By Michael O’Neill

The first Monday in September has been celebrated as Labor Day since the Central Labor Union in New York City organized a parade and a picnic, back in 1882. The idea spread across the country and two years later, President Grover Cleveland made it a national holiday.

Today, there is rumored to be a movement afoot in Washington, D.C., that claims White House insiders are quietly lobbying to have the first Monday in September holiday renamed Trump’s Tremendous Economic Triumph Day. It would honor the 47th President for his tireless efforts in using tariffs to terraform the global economic landscape—efforts to “Make America Great Again.”

Of course, none of the above is true—but it is not out of the realm of possibility. Last Labor Day, how many of you believed that in 2025 Americans would be stopped, detained, and deported for looking Latino? Who thought that Immigration Customs Enforcement (ICE) officers would become the Oval Office Enforcement Division? Of course, deploying armed National Guard troops on Washington streets as “crime fighters” wasn’t even on anyone’s radar screen. And if you think those moves stretched the limits of presidential power, Trump is even more aggressive as he works to bend the Federal Reserve to his will.

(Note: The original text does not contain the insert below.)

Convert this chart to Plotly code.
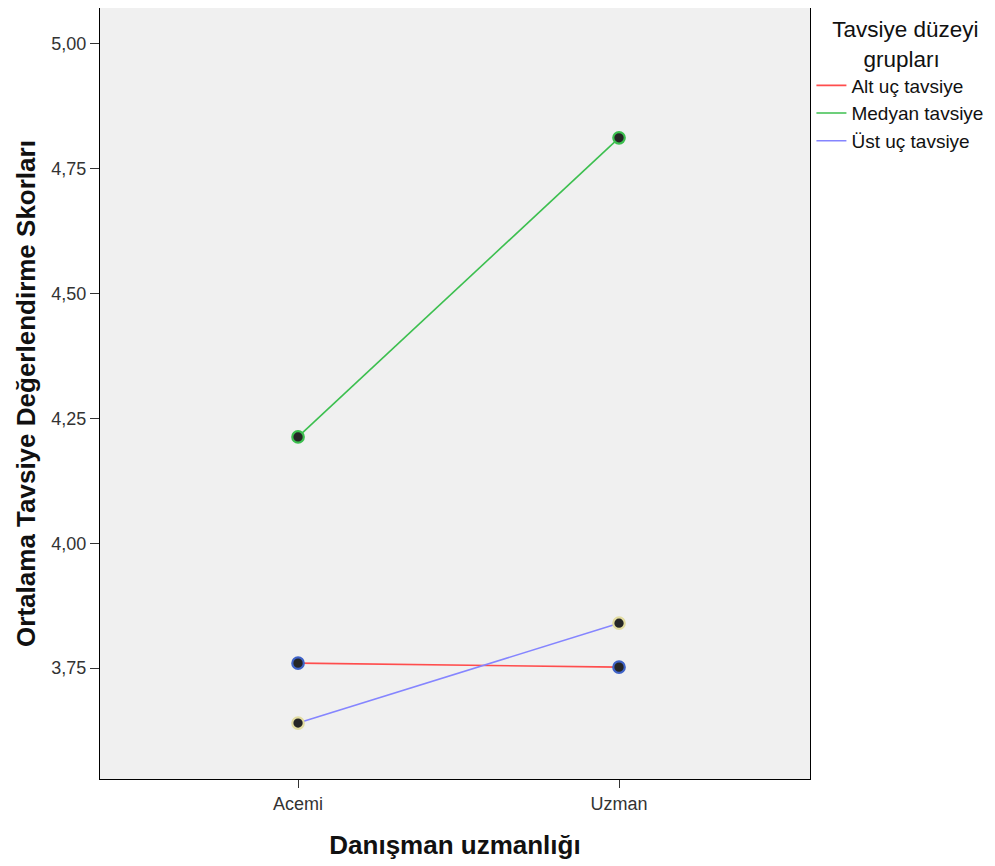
import plotly.graph_objects as go

categories = ["Acemi", "Uzman"]
series_names = ["Alt uç tavsiye", "Medyan tavsiye", "Üst uç tavsiye"]
alt_uc = [3.760, 3.752]
medyan = [4.213, 4.812]
ust_uc = [3.640, 3.840]
y_ticks = [3.75, 4.00, 4.25, 4.50, 4.75, 5.00]
y_tick_labels = ["3,75", "4,00", "4,25", "4,50", "4,75", "5,00"]

values = [alt_uc, medyan, ust_uc]
line_colors = ["#ff4d4d", "#3cbf4f", "#8585ff"]
marker_edges = ["#3f63c8", "#3cbf4f", "#e2dca0"]

xpos = list(range(len(categories)))
fig = go.Figure()
for name, vals, lc in zip(series_names, values, line_colors):
    fig.add_trace(go.Scatter(x=xpos, y=vals, mode="lines", name=name,
                             line=dict(color=lc, width=1.6)))
for name, vals, ec in zip(series_names, values, marker_edges):
    fig.add_trace(go.Scatter(x=xpos, y=vals, mode="markers", showlegend=False,
                             marker=dict(size=11.5, color="#262626",
                                         line=dict(color=ec, width=2.2))))

nb = "\u00a0"
fig.update_layout(
    width=995, height=866,
    margin=dict(l=92, r=193, t=0, b=95),
    paper_bgcolor="white", plot_bgcolor="#f0f0f0",
    font=dict(family="Liberation Sans, Arial, sans-serif", color="#222"),
    showlegend=True,
    legend=dict(
        x=1.002, y=1.0, xanchor="left", yanchor="top",
        title=dict(text=nb * 3 + "Tavsiye düzeyi<br>" + nb * 8 + "grupları",
                   font=dict(size=22.5, color="#111")),
        font=dict(size=19, color="#111"),
        itemwidth=30, tracegroupgap=0, bgcolor="rgba(0,0,0,0)",
    ),
    xaxis=dict(
        range=[-0.617, 1.595], tickvals=xpos, ticktext=categories,
        showgrid=False, zeroline=False, showline=True, linecolor="black",
        linewidth=1, mirror=True, ticks="outside", ticklen=8, tickcolor="#333",
        tickfont=dict(size=18, color="#333"),
        title=dict(text="<b>Danışman uzmanlığı</b>", font=dict(size=26, color="#111"), standoff=23),
    ),
    yaxis=dict(
        range=[3.528, 5.072], tickvals=y_ticks, ticktext=y_tick_labels,
        showgrid=False, zeroline=False, showline=True, linecolor="black",
        linewidth=1, mirror=True, ticks="outside", ticklen=9, tickcolor="#333",
        tickfont=dict(size=18, color="#333"),
        title=dict(text="<b>Ortalama Tavsiye Değerlendirme Skorları</b>",
                   font=dict(size=26, color="#111"), standoff=8),
    ),
)

fig.write_html("out.html")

When the Rule Book Bites Back

President Trump’s threats to fire Fed Chair Jerome Powell were dismissed as fiction. The law made it so. The Federal Reserve Act of 1913 states that a president can only remove a Fed governor, including the Chair, “for cause,” which has been interpreted by the Supreme Court to mean “inefficiency, neglect of duty, or malfeasance in office.”

In 1933, Franklin D. Roosevelt attempted to fire William E. Humphrey, a Federal Trade Commission (FTC) commissioner, because he was a holdover from the Hoover administration and didn’t align with FDR’s New Deal vibe. Humphrey refused and FDR fired him, claiming the president had unchecked removal power. Although Humphrey died shortly after, his estate sued, saying the termination was illegal, and the Supreme Court agreed, in a 9-0 ruling. The Court said that presidents cannot fire commissioners of independent agencies like the FTC for reasons like policy disagreements or political misalignment.

Those Judges Never Met Donald J. Trump.

Trump is fuming at Jerome Powell, the very man he pushed into the Fed chair. He expects loyalty and gratitude; Powell thinks his only loyalty is to the Fed’s mandate—keeping inflation in check and people employed.

To Trump, that means Powell has to go—Supreme Court be damned. He fired a barrage of insults, slurs, and lawsuits aimed at Powell, and that is just the opening act. They are meant to grind down Powell’s credibility, as is the threatened lawsuit about huge cost overruns for renovations to the Fed headquarters.

He is overtly stacking the Fed with loyalists like Stephen Miran, considered the architect of Trump’s tariff strategy. He just “fired” Lisa Cook—she refuses to leave, but Trump vows to drag it through the courts—and he’s dangling Powell’s May chair vacancy like bait to lure Governors Michelle Bowman and Christopher Waller into line. The endgame couldn’t be plainer: intimidate the Board, neuter Powell, and recast the Fed from an independent central bank into another division of Trump’s cabinet.

The Market’s Dilemma

For bond and currency traders, the legal wrangling isn’t academic. It’s about whether the FOMC is free to fight inflation or whether it becomes an arm of the White House. Trump has made no secret of what he wants: lower rates, a cheaper dollar, and looser policy to juice growth heading into 2026.

At the very least, traders know that U.S. interest rates will be sharply lower by May 2026 and will be managing their portfolios with that in mind.

But the long-term impact could be nasty. One of the reasons that the U.S. dollar enjoys its status as a reserve currency is because monetary policy is independent of politics. If Trump is successful in politicizing the Fed it could inadvertently drive U.S. borrowing costs higher. That’s because Treasury investors may demand a higher risk premium to hold U.S. debt, since inflation could run hotter without an independent Fed.

Loonie Rises on Trump Fed

If Trump controls the Fed and slashes interest rates, initially stocks will soar, global risk sentiment will rise, and it will boost the Canadian dollar by default—at least in the short term. It won’t last as Trump tariffs, reduced investment and rising unemployment leave the domestic economy flirting with a recession. But until then, the Loonie will happily march in Trump’s Tremendous Economic Triumph Day parade.